Benny Avni

Benny Avni

Opinion

Kerry keeps swinging for the fences — and missing

President Obama used a baseball metaphor this week to explain his foreign-policy doctrine: “It avoids errors. You hit singles, you hit doubles. Every once in a while we may be able to hit a home run.”

Fair enough: Smallball, as it’s known, can be a good strategy for teams with the relevant skills: Single, steal second, bunt the runner over, then sacrifice-fly him home. Of course, as Obama says, it’s best if some power hitters connect at the plate every once in a while.

Too bad our foreign-policy team’s in a slump. No home runs, very few doubles or even singles and a rising number of errors.

And the team’s top star/manager, Secretary of State John Kerry, keeps swinging for the fences — and striking out, when he doesn’t hit into a double play.

Privately, Obama must be upset with Kerry. The usual cheering section is starting to hiss from the bleachers. Hostile questions fill every press conference; even scribes from the New York Times are getting caustic.

It wasn’t always so. Obama’s first secretary of state, Hillary Clinton, really did play small ball. She traveled a lot, famously setting the record for frequent-flyer miles. On the other hand, people have been asking what successes she racked up. Clinton herself dodged the question early last month, and more recently, current State spokeswoman Jen Psaki was also at a loss for an answer.

Still, Clinton did avoid major errors. So fans could still hail her as a great top diplomat.

Not so Kerry, who keeps swinging away on every pitch. In every crisis (big, small, real, of his own making), he goes for the big negotiation — and walks back to the dugout empty-handed.

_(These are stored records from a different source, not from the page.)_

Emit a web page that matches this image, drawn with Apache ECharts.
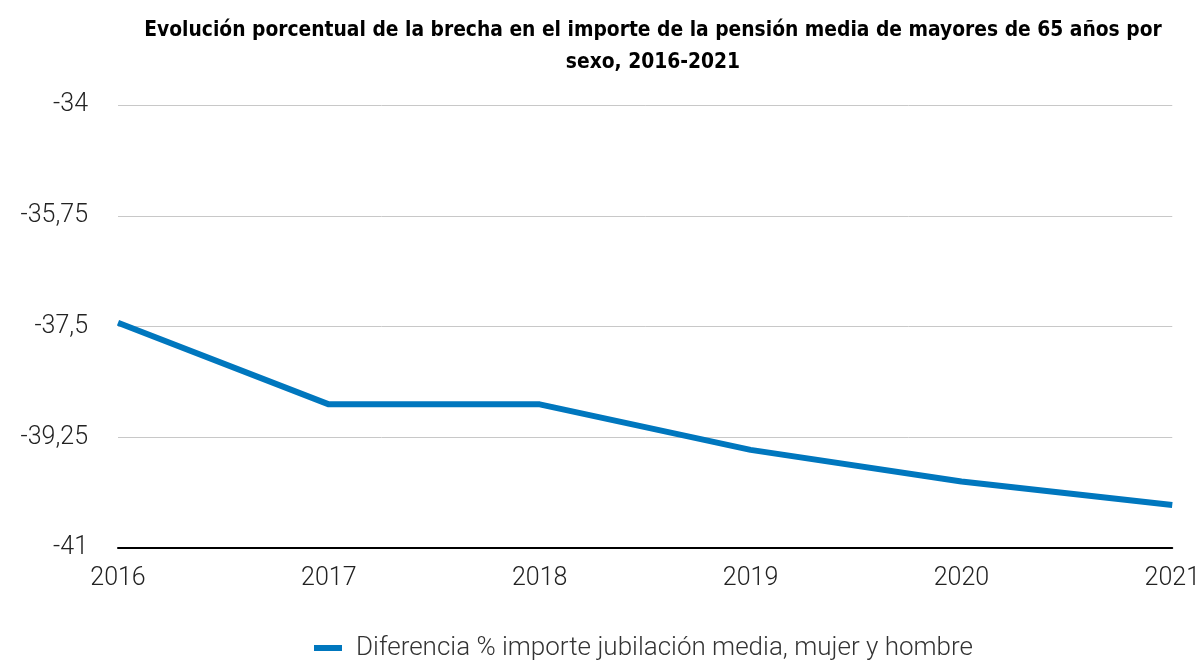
<!DOCTYPE html>
<html>
<head>
<meta charset="utf-8">
<script src="https://cdn.jsdelivr.net/npm/echarts@6/dist/echarts.min.js"></script>
<style>
  html, body { margin: 0; padding: 0; background: #fff; }
  #chart { width: 1203px; height: 660px; }
</style>
</head>
<body>
<div id="chart"></div>
<script>
const years = ['2016', '2017', '2018', '2019', '2020', '2021']
const brecha = [-37.44, -38.73, -38.73, -39.45, -39.95, -40.32]
const yTicks = [-41, -39.25, -37.5, -35.75, -34]
const serieName = 'Diferencia % importe jubilación media, mujer y hombre'

const labelFont = 'Roboto, "Liberation Sans", sans-serif'

const chart = echarts.init(document.getElementById('chart'))

chart.setOption({
  animation: false,
  title: {
    text: 'Evolución porcentual de la brecha en el importe de la pensión media de mayores de 65 años por\nsexo, 2016-2021',
    left: 648,
    top: 10,
    textAlign: 'center',
    textStyle: {
      fontFamily: '"Liberation Sans Narrow", "DejaVu Sans Condensed", sans-serif',
      fontWeight: 'bold',
      fontSize: 20.8,
      lineHeight: 32,
      color: '#000',
    },
  },
  grid: {
    left: 118,
    right: 28,
    top: 105,
    bottom: 112,
  },
  xAxis: {
    type: 'category',
    data: years,
    boundaryGap: false,
    axisLine: { lineStyle: { color: '#000', width: 2 } },
    axisTick: { show: false },
    axisLabel: {
      margin: 18,
      fontSize: 25,
      fontWeight: 300,
      color: '#222',
      fontFamily: labelFont,
    },
  },
  yAxis: {
    type: 'value',
    min: yTicks[0],
    max: yTicks[yTicks.length - 1],
    interval: 1.75,
    axisLine: { show: false },
    axisTick: { show: false },
    splitLine: { lineStyle: { color: '#c8c8c8', width: 1 } },
    axisLabel: {
      margin: 30,
      fontSize: 25,
      fontWeight: 300,
      color: '#222',
      fontFamily: labelFont,
      padding: [4, 0, 0, 0],
      formatter: (v) => String(Math.round(v * 100) / 100).replace('.', ','),
    },
  },
  legend: {
    left: 309,
    top: 630,
    itemWidth: 28,
    itemHeight: 6,
    itemGap: 10,
    icon: 'rect',
    textStyle: {
      fontSize: 26,
      fontWeight: 300,
      color: '#333',
      fontFamily: labelFont,
      padding: [0, 0, 0, 9],
    },
    data: [serieName],
  },
  series: [
    {
      name: serieName,
      type: 'line',
      data: brecha,
      symbol: 'none',
      lineStyle: { color: '#0077be', width: 6 },
      itemStyle: { color: '#0077be' },
    },
  ],
})
</script>
</body>
</html>
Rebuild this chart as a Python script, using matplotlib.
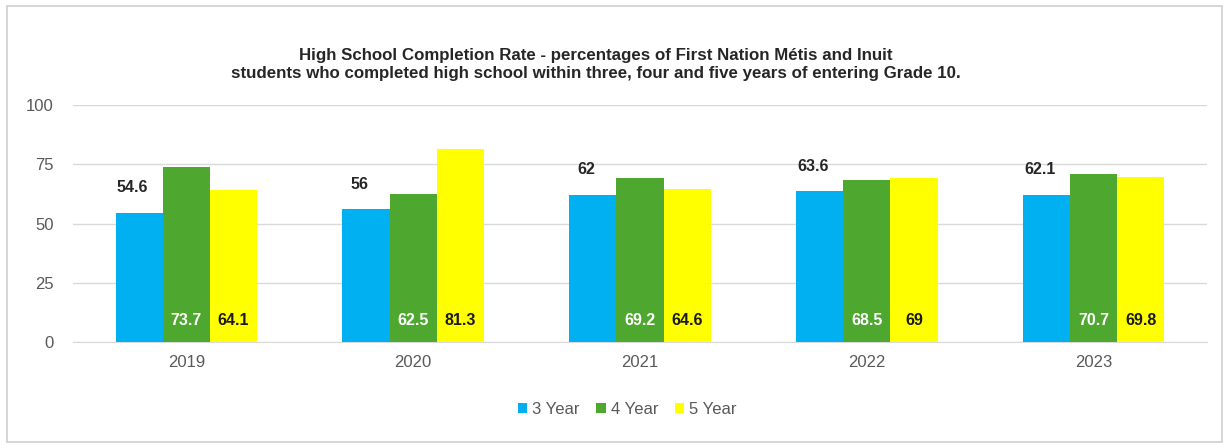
import numpy as np
import matplotlib.pyplot as plt
from matplotlib.patches import Rectangle

years = ['2019', '2020', '2021', '2022', '2023']
three_year = [54.6, 56, 62, 63.6, 62.1]
four_year = [73.7, 62.5, 69.2, 68.5, 70.7]
five_year = [64.1, 81.3, 64.6, 69, 69.8]
series_names = ['3 Year', '4 Year', '5 Year']

COLORS = ['#00B0F0', '#4EA72E', '#FFFF00']
GRAY = '#595959'

plt.rcParams['font.family'] = ['Liberation Sans', 'DejaVu Sans']

fig = plt.figure(figsize=(12.3, 4.48), dpi=100)
ax = fig.add_axes([0.0593, 0.2366, 0.922, 0.529])

x = np.arange(len(years))
w = 0.208
b3 = ax.bar(x - w, three_year, w, color=COLORS[0], label=series_names[0], zorder=3)
b4 = ax.bar(x, four_year, w, color=COLORS[1], label=series_names[1], zorder=3)
b5 = ax.bar(x + w, five_year, w, color=COLORS[2], label=series_names[2], zorder=3)

# 3-year values sit above their bars, the others inside near the base
for xi, v in zip(x, three_year):
    ax.text(xi - w - 0.03, v + 7.5, f'{v:g}', ha='center', va='bottom',
            fontsize=11.5, fontweight='bold', color='#262626')
for xi, v in zip(x, four_year):
    ax.text(xi, 9, f'{v:g}', ha='center', va='center',
            fontsize=11.5, fontweight='bold', color='white', zorder=4)
for xi, v in zip(x + w, five_year):
    ax.text(xi, 9, f'{v:g}', ha='center', va='center',
            fontsize=11.5, fontweight='bold', color='#1a1a1a', zorder=4)

ax.set_xlim(-0.5, len(years) - 0.5)
ax.set_ylim(0, 100)
ax.set_yticks([0, 25, 50, 75, 100])
ax.set_xticks(x)
ax.set_xticklabels(years)
ax.tick_params(axis='both', length=0, labelsize=12, colors=GRAY)
ax.tick_params(axis='y', pad=14)
ax.tick_params(axis='x', pad=9)
ax.grid(axis='y', color='#d9d9d9', linewidth=1, zorder=0)
for s in ['top', 'right', 'left']:
    ax.spines[s].set_visible(False)
ax.spines['bottom'].set_color('#d9d9d9')

fig.text(0.4846, 0.855,
         'High School Completion Rate - percentages of First Nation Métis and Inuit\n'
         'students who completed high school within three, four and five years of entering Grade 10.',
         ha='center', va='center', fontsize=12.2, fontweight='bold', color='#262626',
         linespacing=1.25)

leg = fig.legend(handles=[b3, b4, b5], loc='center', bbox_to_anchor=(0.51, 0.087),
                 ncol=3, frameon=False, fontsize=12, handlelength=0.55, handleheight=0.55,
                 handletextpad=0.3, columnspacing=1.0)
for t in leg.get_texts():
    t.set_color(GRAY)

fig.patches.append(Rectangle((7 / 1230, 6 / 448), 1215 / 1230, 436 / 448,
                             transform=fig.transFigure, fill=False,
                             edgecolor='#d0d0d0', linewidth=1.2))

fig.savefig('out.png', dpi=100)
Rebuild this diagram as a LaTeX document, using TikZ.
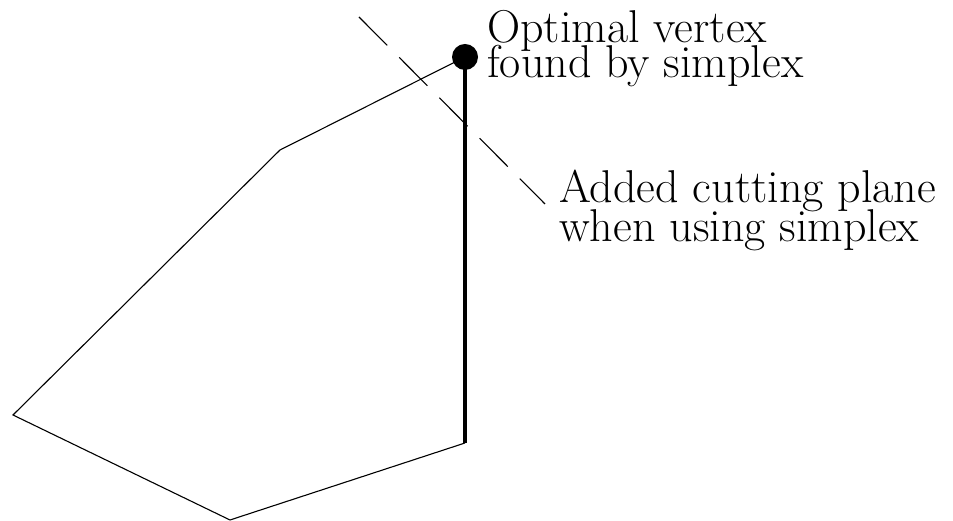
\documentclass[tikz,border=0pt]{standalone}
\begin{document}
\begin{tikzpicture}[x=1pt,y=1pt,
  edge/.style={line width=1.1pt,line join=miter},
  thickedge/.style={line width=4pt},
  cutline/.style={line width=1.1pt,dash pattern=on 40pt off 17pt},
  lbl/.style={anchor=base west,inner sep=0pt,font=\fontsize{46}{40}\selectfont}]
\useasboundingbox (0,0) rectangle (953,521);
\coordinate (top) at (465,464);
\coordinate (a) at (280,371);
\coordinate (b) at (13,106);
\coordinate (c) at (230,1);
\coordinate (d) at (465,78);
\coordinate (p1) at (359,504);
\coordinate (p2) at (545,317);
\draw[edge] (top) -- (a) -- (b) -- (c) -- (d);
\draw[thickedge] (d) -- (top);
\draw[cutline] (p1) -- (p2);
\fill (top) circle (13);
\node[lbl] (t1) at (487,478) {Optimal vertex};
\node[lbl] (t2) at (487,443) {found by simplex};
\node[lbl] (t3) at (559,318) {Added cutting plane};
\node[lbl] (t4) at (559,279) {when using simplex};
\end{tikzpicture}
\end{document}
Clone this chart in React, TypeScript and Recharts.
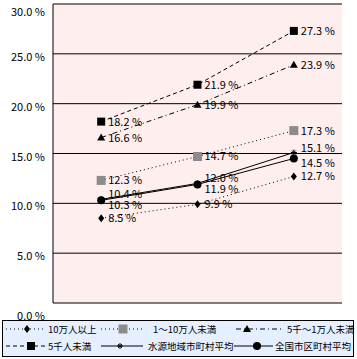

There he is, talking the Iranians into ending their nuclear pursuit. Then he’s with his Russian counterpart, Sergei Lavrov, signing a deal to “de-escalate” the situation in Ukraine.

And who can forget Kerry (along with UN envoy Lakhdar Brahimi) wooing Damascus diplomats to gently ease their president, Bashar al-Assad, from power?

Plus, spit-shine the Nobel! There’s Kerry aiming to quickly settle “the mother of them all,” as he likes to call the Israeli-Palestinian dispute, with peace to come to the Holy Land within nine months.

Swings and misses, every time.

As in “Casey at the Bat,” mighty Kerry has struck out.

Iran’s economy is flourishing again, while parts of its nuclear program are temporarily slowed. By summer, Tehran (which has a long, documented record of cheating on signed agreements) will either sign an unverifiable pact with Kerry & Co. or walk away from the table, pocketing a return to a respected place among nations anyway.

The Moscow-backed battles in eastern Ukraine are es­calating. Kerry com­plains that Vlad­i­mir Putin (surprisingly?) didn’t fulfill the Kerry-Lavrov agreement.

In Syria, Assad announced this week that he’s running for re-election. Rumor has it that the UN’s Brahimi will resign as early as today, affirming another Kerry failure at negotiating a crisis away.

Oh, and Kerry’s one diplomatic “home run” — the pact to do away with Syria’s chemical arsenal? Oops: Yet another deadline for Syria to send away all its declared chems slipped by this week. Also this week, fresh accusations of recent chemical use by Assad gained credibility, even as intelligence agencies testified that Assad maintains chemical-producing abilities despite UN inspections, and the Daily Beast reports he actually has a stock of undeclared weapons of mass destruction.

And Kerry’s nine-month deadline for a Palestinian-Israeli accord ended with a bang this week: The two sides are actually cooperating even less than they did before Kerry stepped in. The fumes of violence are in the air.

And during this week’s UN Security Council debate on the Mideast, no Arab diplomat missed the opportunity to use the word “apartheid” to describe Israel. With one closed-door comment, Kerry managed to reverse Daniel Patrick Moynihan’s diplomatic heroics of more than 20 years ago: The “Zionism is racism” talk, supposedly eradicated from Turtle Bay in 1991, is back with a vengeance.

With such a string of failures, no wonder this week’s Wall Street Journal poll found that, though most Americans want a smaller US role on the world stage, only 38 percent approve of Obama’s foreign policy.

If the president was George Steinbrenner, he’d fire Kerry tomorrow. Instead, Obama says the result of his smallball approach is that “we steadily advance the interests of the American people and our partnership with folks around the world.”

In other words, this “owner” doesn’t seem to realize the team is losing.